ソフトトップの開閉は、センターコンソールに設けられたスイッチひとつで簡単に操作でき、それぞれに費やす時間はわずか17秒。
走行中でも50km/h以下であれば開閉操作可能です。
また、リアウィンドウはクーペモデル同様に電動のガラス製で、トップの状態にかかわらず、開け閉めが可能。
リアウィンドウを閉めている状態であれば、オープン時のキャビンへの風の巻き込みを防いでくれます。
さらに、万が一横転事故を起こしてしまった際に乗員を保護する自動ポップアップ式のセーフティバーがキャビン後方に内蔵されているのですが、一見どう収納されているかわからないように埋め込まれているため、デザイン性も損ないません。
スペック
スペック&価格
ランボルギーニ・ウラカン エボ | ランボルギーニ・ウラカン エボ スパイダー | ||
---|---|---|---|
全長×全幅×全高(mm) | 4,520×1,933×1,165 | 4,520×1,933×1,180 | |
ホイールベース(mm) | 2,620 | 2,620 | |
車両重量(kg) | 1,422 | 1,542 | |
タンク容量(ℓ) | 83 | 83 | |
エンジン種類 | V型10気筒 | V型10気筒 | |
総排気量(cc) | 5,204 | 5,204 | |
ボア×ストローク(mm) | 84.5×92.8 | 84.5×92.8 | |
圧縮比 | 12.7 | 12.7 | |
最高出力(kW[hp]/rpm) | 470[640]/8,000 | 470[640]/8,000 | |
最大トルク(N・m[lb-ft]/rpm) | 600[443]/6,500 | 600[443]/6,500 | |
トランスミッション | 7速デュアルクラッチギアチェンジLDF | 7速デュアルクラッチギアチェンジLDF | |
駆動方式 | 4WD | 4WD | |
タイヤ | 前 | 245/30R20 | 245/30R20 |
後 | 305/30R20 | 305/30R20 | |
車両価格(税込) | ¥32,230,736- | ¥35,453,810- |
パフォーマンス
ランボルギーニ・ウラカン エボ | ランボルギーニ・ウラカン エボ スパイダー | |
---|---|---|
最高速度(km/h) | 325 | 325 |
0-100km/h加速(秒) | 2.9 | 3.1 |
0-200km/h加速(秒) | 9.0 | 9.3 |
燃費(ℓ/km) | 13,9/100[リッターあたり7.1km] | 14,1/100[リッターあたり7.0km] |
まとめ
640馬力のエンジンも電子制御によりドライバーの仕事を軽減させてくれるため、誰でも速く走れてしまうのではないかと期待してしまいますが、いざサーキットに出ると、あまりに高いスピードレンジに常人では、アクセルを踏み込むことを躊躇してしまうかもしれません。

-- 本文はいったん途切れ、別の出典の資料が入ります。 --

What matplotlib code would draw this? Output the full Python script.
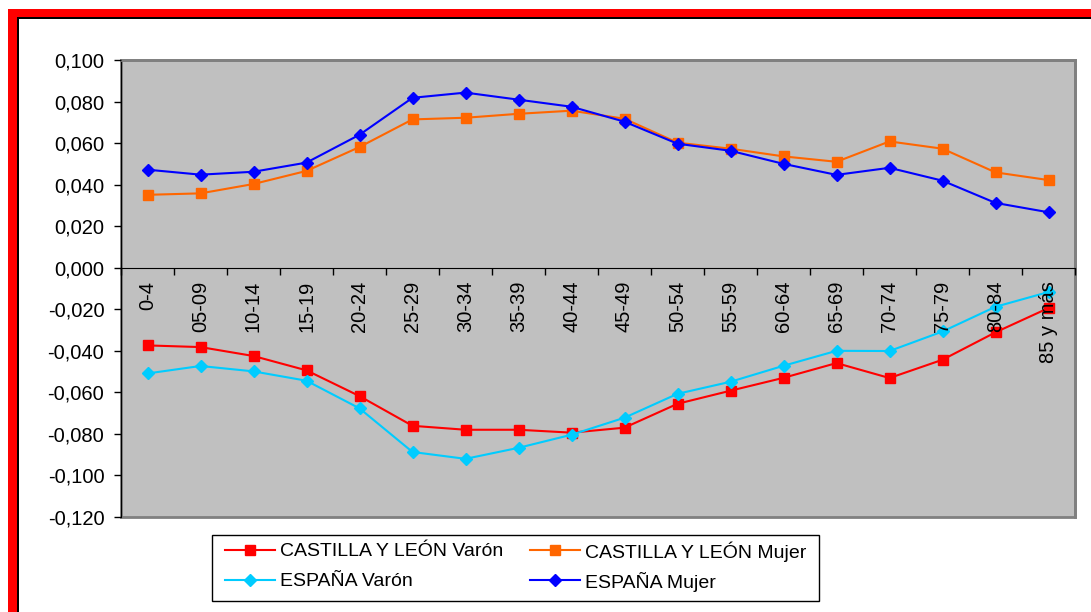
import matplotlib.pyplot as plt
from matplotlib.patches import Rectangle
from matplotlib.lines import Line2D

plt.rcParams['font.family'] = ['Liberation Sans', 'DejaVu Sans']

grupos = ["0-4", "05-09", "10-14", "15-19", "20-24", "25-29", "30-34", "35-39",
          "40-44", "45-49", "50-54", "55-59", "60-64", "65-69", "70-74", "75-79",
          "80-84", "85 y más"]

cyl_varon = [-0.0374, -0.0382, -0.0425, -0.0494, -0.0618, -0.0761, -0.0780, -0.0780,
             -0.0794, -0.0770, -0.0655, -0.0592, -0.0530, -0.0459, -0.0531, -0.0443,
             -0.0311, -0.0194]
cyl_mujer = [0.0351, 0.0358, 0.0403, 0.0466, 0.0581, 0.0714, 0.0722, 0.0741,
             0.0756, 0.0717, 0.0602, 0.0573, 0.0536, 0.0510, 0.0608, 0.0573,
             0.0459, 0.0422]
esp_varon = [-0.0509, -0.0473, -0.0499, -0.0544, -0.0677, -0.0887, -0.0920, -0.0867,
             -0.0804, -0.0722, -0.0607, -0.0549, -0.0472, -0.0400, -0.0401, -0.0307,
             -0.0188, -0.0117]
esp_mujer = [0.0472, 0.0448, 0.0462, 0.0506, 0.0640, 0.0818, 0.0843, 0.0809,
             0.0775, 0.0703, 0.0597, 0.0563, 0.0500, 0.0447, 0.0481, 0.0419,
             0.0312, 0.0267]

yticks = [0.10, 0.08, 0.06, 0.04, 0.02, 0.0, -0.02, -0.04, -0.06, -0.08, -0.10, -0.12]

W, H = 1091, 612
fig = plt.figure(figsize=(W / 100, H / 100), dpi=100)


def fx(x):
    return x / W


def fy(y):
    return 1 - y / H


# marco rojo (arriba e izquierda) con linea negra interior
def px_rect(x, y, w, h, color, fill=True, lw=0):
    fig.add_artist(Rectangle((fx(x), fy(y + h)), w / W, h / H, transform=fig.transFigure,
                             facecolor=color if fill else 'white',
                             edgecolor=color, lw=lw))

px_rect(8, 9, W - 8, 8, 'red')
px_rect(8, 9, 9, H - 9, 'red')
px_rect(17, 17, W - 17, 2, 'black')
px_rect(17, 17, 2, H - 17, 'black')

ax = fig.add_axes([fx(121), fy(517), (1075 - 121) / W, (517 - 60) / H])
ax.set_facecolor('#C0C0C0')
ax.patch.set_edgecolor('#808080')
ax.patch.set_linewidth(2)

x = list(range(len(grupos)))
series = [
    (cyl_varon, '#FF0000', 's', 7, "CASTILLA Y LEÓN Varón"),
    (cyl_mujer, '#FF6600', 's', 7, "CASTILLA Y LEÓN Mujer"),
    (esp_varon, '#00CCFF', 'D', 6.5, "ESPAÑA Varón"),
    (esp_mujer, '#0000FF', 'D', 6.5, "ESPAÑA Mujer"),
]
for vals, col, mk, ms, lab in series:
    ax.plot(x, vals, color=col, marker=mk, ms=ms, lw=1.5, label=lab)

ax.set_xlim(-0.5, len(grupos) - 0.5)
ax.set_ylim(-0.12, 0.10)
ax.set_yticks(yticks)
ax.set_yticklabels([f"{v:.3f}".replace('.', ',') if abs(v) > 1e-9 else "0,000"
                    for v in yticks])
ax.tick_params(axis='y', direction='out', length=5, width=1, pad=7,
               labelsize=14.5, color='black')

ax.spines['bottom'].set_position(('data', 0))
ax.spines['bottom'].set_color('black')
ax.spines['left'].set_color('black')
ax.spines['top'].set_color('#808080')
ax.spines['right'].set_color('#808080')
ax.spines['top'].set_linewidth(2)
ax.spines['right'].set_linewidth(2)

ax.set_xticks(x)
ax.set_xticklabels(grupos, rotation=90, va='top', ha='center')
ax.set_xticks([i - 0.5 for i in range(len(grupos) + 1)], minor=True)
ax.tick_params(axis='x', which='major', length=0, pad=9.5, labelsize=14.5)
ax.tick_params(axis='x', which='minor', direction='out', length=5, width=1)
ax.set_axisbelow(False)

# leyenda dibujada a mano para alinear las filas como en el original
px_rect(212, 535, 607, 66, 'black', fill=False, lw=1)
handles = ax.get_lines()
slots = [(225, 550), (530, 550), (225, 580), (530, 580)]
for line, (lx, ly) in zip(handles, slots):
    fig.add_artist(Line2D([fx(lx), fx(lx + 50)], [fy(ly), fy(ly)],
                          transform=fig.transFigure, color=line.get_color(),
                          lw=1.5, marker=None))
    fig.add_artist(Line2D([fx(lx + 25)], [fy(ly)], transform=fig.transFigure,
                          color=line.get_color(), marker=line.get_marker(),
                          ms=line.get_markersize(), lw=0))
    fig.text(fx(lx + 55), fy(ly), line.get_label(), fontsize=14,
             ha='left', va='center_baseline')

fig.savefig("out.png", dpi=100)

スポルトモードでドリフト走行可能なのも、全世界でドリフト競技が流行っているニーズに応えてくれたランボルギーニの配慮なのでしょうか。
そうであれば、ランボルギーニは、ウラカン エボを街乗りだけのセレブユーザーからサーキットでタイムアタックやドリフト走行するプロドライバーまで誰もが納得するスーパーカーに限りなく近づけた事になるのかもしれません。